Crashes and Dissertations
On July 16, 1994, Comet Shoemaker-Levy 9 began it’s week-long assault on the planet Jupiter. It didn’t work out well for the comet. And, it tends not to work out well for dissertation students when they do the same thing…
I started graduate school in Astronomy & Astrophysics at the University of Chicago just a few months after Comet Shoemaker-Levy 9 was making news in the popular media for crashing into our solar system’s largest planet.
Being more than a bit of a science geek, I just couldn’t resist bringing this up today and drawing some parallels with the plights of many dissertation students.
Have you ever felt that your dissertation chair was wrong and that you have to argue your point in order to make any headway? Crash!
Have you ever thought that you have to defend your choice of dissertation topic and that your committee just doesn’t get it? Crash!
Have you ever felt that no one could possibly understand what your committee wants? Crash!
Have you ever argued that your dissertation should be expanded to include more elements in order to completely explore your topic? Crash!
Have your ever felt that you will never be able to come up with a dissertation topic? CRASH!
Dissertation students crash into all sorts of things: their chairs, their committees, their topics, but most often…themselves!
There are three things you should keep in mind while working on your dissertation: clarity, simplicity, and detachment.
First, you should be clear about exactly what your dissertation will entail and why you are doing it. For most students, the reason why you are working on a dissertation is to earn your doctoral degree. Not to end hunger, cure cancer, or bring about world peace.
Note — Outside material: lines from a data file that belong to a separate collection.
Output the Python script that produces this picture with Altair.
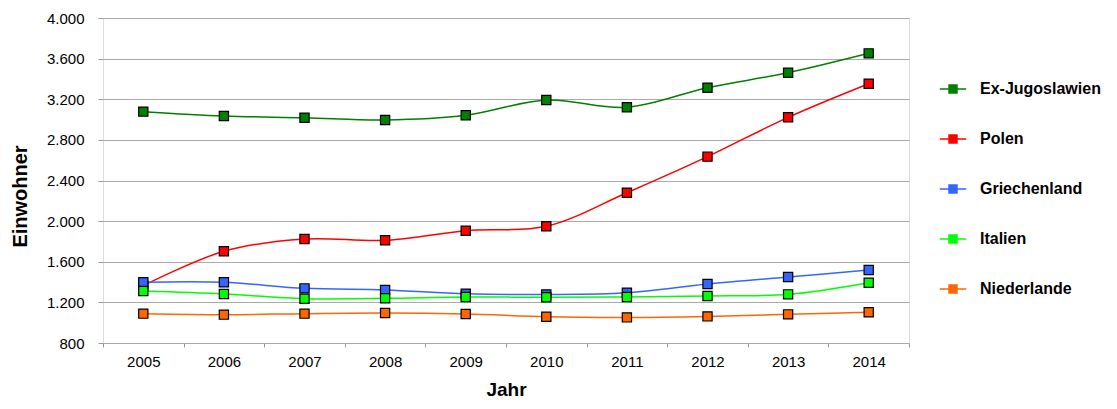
import altair as alt
import pandas as pd

years = ["2005", "2006", "2007", "2008", "2009", "2010", "2011", "2012", "2013", "2014"]
series = ["Ex-Jugoslawien", "Polen", "Griechenland", "Italien", "Niederlande"]
colors = ["#008000", "#FF0000", "#3366FF", "#00FF00", "#FF6600"]

ex_jugoslawien = [3078, 3035, 3018, 2996, 3042, 3193, 3121, 3314, 3461, 3652]
polen = [1365, 1703, 1824, 1811, 1906, 1949, 2280, 2635, 3022, 3353]
griechenland = [1398, 1398, 1338, 1322, 1285, 1278, 1295, 1381, 1450, 1519]
italien = [1312, 1283, 1236, 1240, 1253, 1250, 1253, 1263, 1279, 1394]
niederlande = [1089, 1079, 1089, 1095, 1085, 1059, 1052, 1062, 1082, 1102]

values = [ex_jugoslawien, polen, griechenland, italien, niederlande]
rows = []
for s, vals in zip(series, values):
    for y, v in zip(years, vals):
        rows.append({"Jahr": y, "Land": s, "Einwohner": v})
df = pd.DataFrame(rows)

font = "Liberation Sans"

x = alt.X("Jahr:O", title="Jahr",
          scale=alt.Scale(type="band", paddingInner=0, paddingOuter=0),
          axis=alt.Axis(tickBand="extent", labelAngle=0, labelFontSize=15,
                        labelFont=font, labelColor="#000", tickColor="#999",
                        tickSize=4, labelPadding=7, domain=False,
                        titleFont=font, titleFontSize=19, titleFontWeight="bold",
                        titlePadding=11, titleColor="#000"))
y = alt.Y("Einwohner:Q", title="Einwohner",
          scale=alt.Scale(domain=[800, 4000], nice=False, zero=False),
          axis=alt.Axis(values=list(range(800, 4001, 400)), format=",d",
                        labelFontSize=15, labelFont=font, labelColor="#000",
                        tickColor="#999", tickSize=5, labelPadding=14,
                        gridColor="#AAAAAA", gridWidth=1, domain=False,
                        titleFont=font, titleFontSize=20, titleFontWeight="bold",
                        titleX=-83, titleY=178, titleBaseline="middle",
                        titleColor="#000"))
color = alt.Color("Land:N", sort=series,
                  scale=alt.Scale(domain=series, range=colors),
                  legend=alt.Legend(title=None, orient="none", legendX=836, legendY=57,
                                    labelFont=font, labelFontSize=16, labelFontWeight="bold",
                                    labelColor="#000", rowPadding=28,
                                    symbolType="M-1,0L-0.3,0M0.3,0L1,0M-0.3,-0.3L0.3,-0.3L0.3,0.3L-0.3,0.3Z",
                                    symbolSize=700, symbolStrokeWidth=1.5, labelOffset=13))

lines = alt.Chart(df).mark_line(interpolate="catmull-rom", strokeWidth=1.5).encode(
    x=x, y=y, color=color, detail="Land:N")
points = alt.Chart(df).mark_point(shape="square", filled=True, size=85, stroke="#000",
                                  strokeWidth=1.2, opacity=1).encode(
    x=x, y=y, fill=alt.Fill("Land:N", sort=series, scale=alt.Scale(domain=series, range=colors), legend=None))

chart = alt.layer(lines, points).properties(
    width=806, height=325,
    autosize=alt.AutoSizeParams(type="none"),
    padding={"left": 95, "top": 10, "right": 200, "bottom": 58},
).configure_view(stroke="#000", strokeWidth=1.5).configure(
    locale={"number": {"decimal": ",", "thousands": ".", "grouping": [3], "currency": ["", " €"]}}
)

chart.save("out.html", embed_options={"renderer": "svg", "actions": False})
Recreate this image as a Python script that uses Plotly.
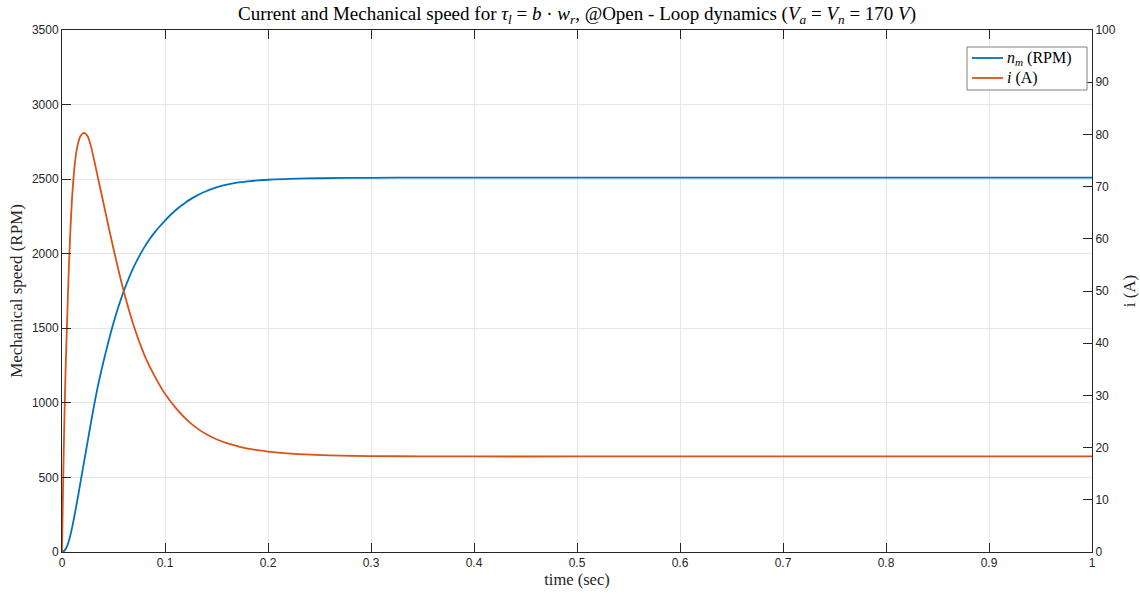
import plotly.graph_objects as go

# ---- data ----
t_speed = [0, 0.0025, 0.005, 0.0075, 0.010, 0.0125, 0.015, 0.0175, 0.020, 0.025,
           0.030, 0.035, 0.040, 0.045, 0.050, 0.055, 0.060, 0.065, 0.070, 0.075,
           0.080, 0.085, 0.090, 0.095, 0.100, 0.105, 0.110, 0.115, 0.120, 0.125,
           0.130, 0.135, 0.140, 0.145, 0.150, 0.160, 0.170, 0.180, 0.190, 0.200,
           0.220, 0.250, 0.300, 0.350, 0.400, 0.500, 0.600, 0.700, 0.800, 0.900, 1.000]
speed_rpm = [0, 10, 40, 95, 170, 258, 352, 450, 549, 745,
             940, 1117, 1269, 1408, 1535, 1649, 1750, 1838, 1916, 1984,
             2044, 2097, 2143, 2184, 2222, 2258, 2290, 2318, 2344, 2366,
             2386, 2404, 2419, 2433, 2445, 2463, 2476, 2485, 2492, 2496,
             2502, 2506, 2509, 2510, 2510, 2510, 2510, 2510, 2510, 2510, 2510]

t_current = [0, 0.001, 0.002, 0.0035, 0.005, 0.0065, 0.008, 0.010, 0.0125, 0.015,
             0.018, 0.0214, 0.025, 0.028, 0.0315, 0.035, 0.040, 0.046, 0.0527, 0.060,
             0.0705, 0.080, 0.0854, 0.093, 0.100, 0.110, 0.1178, 0.126, 0.134, 0.142,
             0.150, 0.160, 0.1728, 0.185, 0.200, 0.215, 0.230, 0.260, 0.300, 0.350,
             0.400, 0.500, 0.600, 0.700, 0.800, 0.900, 1.000]
current_a = [0, 12, 22.5, 35, 44.5, 53.5, 61, 68.5, 74.5, 77.8,
             79.7, 80.3, 79.6, 77.8, 74.8, 71.6, 67.1, 61.6, 55.8, 49.9,
             42.8, 37.7, 35.4, 32.6, 30.3, 27.7, 26.0, 24.5, 23.3, 22.35,
             21.6, 20.85, 20.15, 19.65, 19.25, 18.95, 18.75, 18.52, 18.38, 18.33,
             18.3, 18.3, 18.3, 18.3, 18.3, 18.3, 18.3]

x_ticks = [0, 0.1, 0.2, 0.3, 0.4, 0.5, 0.6, 0.7, 0.8, 0.9, 1]
x_ticklabels = ["0", "0.1", "0.2", "0.3", "0.4", "0.5", "0.6", "0.7", "0.8", "0.9", "1"]
y1_ticks = [0, 500, 1000, 1500, 2000, 2500, 3000, 3500]
y2_ticks = [0, 10, 20, 30, 40, 50, 60, 70, 80, 90, 100]
legend_labels = ["<i>n<sub>m</sub></i> (RPM)", "<i>i</i> (A)"]

BLUE = "#0072BD"
ORANGE = "#D95319"
AX = "#262626"
GRID = "#e6e6e6"
SERIF = "Liberation Serif, Times New Roman, serif"
SANS = "Liberation Sans, Arial, sans-serif"

# plot-area geometry (pixels) used to place the hand-built legend
L, R, T, B = 62, 1092, 30, 552
def px(x):
    return (x - L) / (R - L)
def py(y):
    return (B - y) / (B - T)

fig = go.Figure()
fig.add_trace(go.Scatter(x=t_speed, y=speed_rpm, mode="lines",
                         line=dict(color=BLUE, width=1.8, shape="spline", smoothing=0.8),
                         name=legend_labels[0], yaxis="y", showlegend=False))
fig.add_trace(go.Scatter(x=t_current, y=current_a, mode="lines",
                         line=dict(color=ORANGE, width=1.8, shape="spline", smoothing=0.8),
                         name=legend_labels[1], yaxis="y2", showlegend=False))

# legend box (built from shapes + annotations to match the compact MATLAB legend)
shapes = [dict(type="rect", xref="paper", yref="paper",
               x0=px(967), x1=px(1087), y0=py(90), y1=py(47),
               line=dict(color="#808080", width=1), fillcolor="white", layer="above")]
annotations = []
for k, (lab, col) in enumerate(zip(legend_labels, [BLUE, ORANGE])):
    yc = 58 + 20 * k
    shapes.append(dict(type="line", xref="paper", yref="paper",
                       x0=px(972), x1=px(1003), y0=py(yc), y1=py(yc),
                       line=dict(color=col, width=1.8), layer="above"))
    annotations.append(dict(xref="paper", yref="paper", x=px(1005), y=py(yc),
                            xanchor="left", yanchor="middle", showarrow=False,
                            text=lab, font=dict(family=SERIF, size=16, color="black")))

fig.update_layout(
    width=1140, height=593,
    margin=dict(l=L, r=1140 - R, t=T, b=593 - B, autoexpand=False),
    paper_bgcolor="white", plot_bgcolor="white",
    title=dict(text="Current and Mechanical speed for <i>τ<sub>l</sub></i> = <i>b</i> · <i>w<sub>r</sub></i>, "
                    "@Open - Loop dynamics (<i>V<sub>a</sub></i> = <i>V<sub>n</sub></i> = 170 <i>V</i>)",
               x=(L + R) / 2 / 1140, xanchor="center", y=1 - 13 / 593, yanchor="middle",
               font=dict(family=SERIF, size=19, color="black")),
    xaxis=dict(range=[0, 1], tickvals=x_ticks, ticktext=x_ticklabels, automargin=False,
               showgrid=True, gridcolor=GRID, gridwidth=1, zeroline=False,
               showline=True, linecolor=AX, linewidth=1, mirror="ticks",
               ticks="inside", ticklen=9, tickcolor=AX,
               tickfont=dict(family=SANS, size=12, color=AX),
               title=dict(text="time (sec)", font=dict(family=SERIF, size=16.5, color=AX), standoff=2)),
    yaxis=dict(range=[0, 3500], tickvals=y1_ticks, automargin=False,
               showgrid=True, gridcolor=GRID, gridwidth=1, zeroline=False,
               showline=True, linecolor=AX, linewidth=1,
               ticks="inside", ticklen=9, tickcolor=AX,
               tickfont=dict(family=SANS, size=12, color=AX),
               title=dict(text="Mechanical speed (RPM)", font=dict(family=SERIF, size=17, color=AX), standoff=4)),
    yaxis2=dict(range=[0, 100], tickvals=y2_ticks, overlaying="y", side="right", automargin=False,
                showgrid=False, zeroline=False,
                showline=True, linecolor=AX, linewidth=1,
                ticks="inside", ticklen=9, tickcolor=AX,
                tickfont=dict(family=SANS, size=12, color=AX),
                title=dict(text="i (A)", font=dict(family=SERIF, size=17, color=AX), standoff=8)),
    shapes=shapes,
    annotations=annotations,
    showlegend=False,
)

fig.write_html("out.html")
So, don’t choose a topic that makes it virtually impossible to graduate.
Second, keep it simple. Far too many students add more and more complexity their studies as they go along. Your goal should be to removeextraneous elements from your study, not add extraneous elements to your study!
Finally, you must maintain a certain professional detachment from your study. Don’t go to war with your chair or other committee members over your topic, your research questions, or your research design. Wars are never clean and seldom quick. Remember that you’re in this to graduate. And, you will not graduate until your committee is happy with your dissertation.
While Comet Shoemaker-Levy 9 was actually drawn into its crash with Jupiter by the immense pull of Jupiter’s gravity, doctoral students have a choice. You can choose to be flexible, rather than intractable. You can choose to accept your chair’s reccomendations, rather than butt heads. You can choose to simplify, rather than complicate.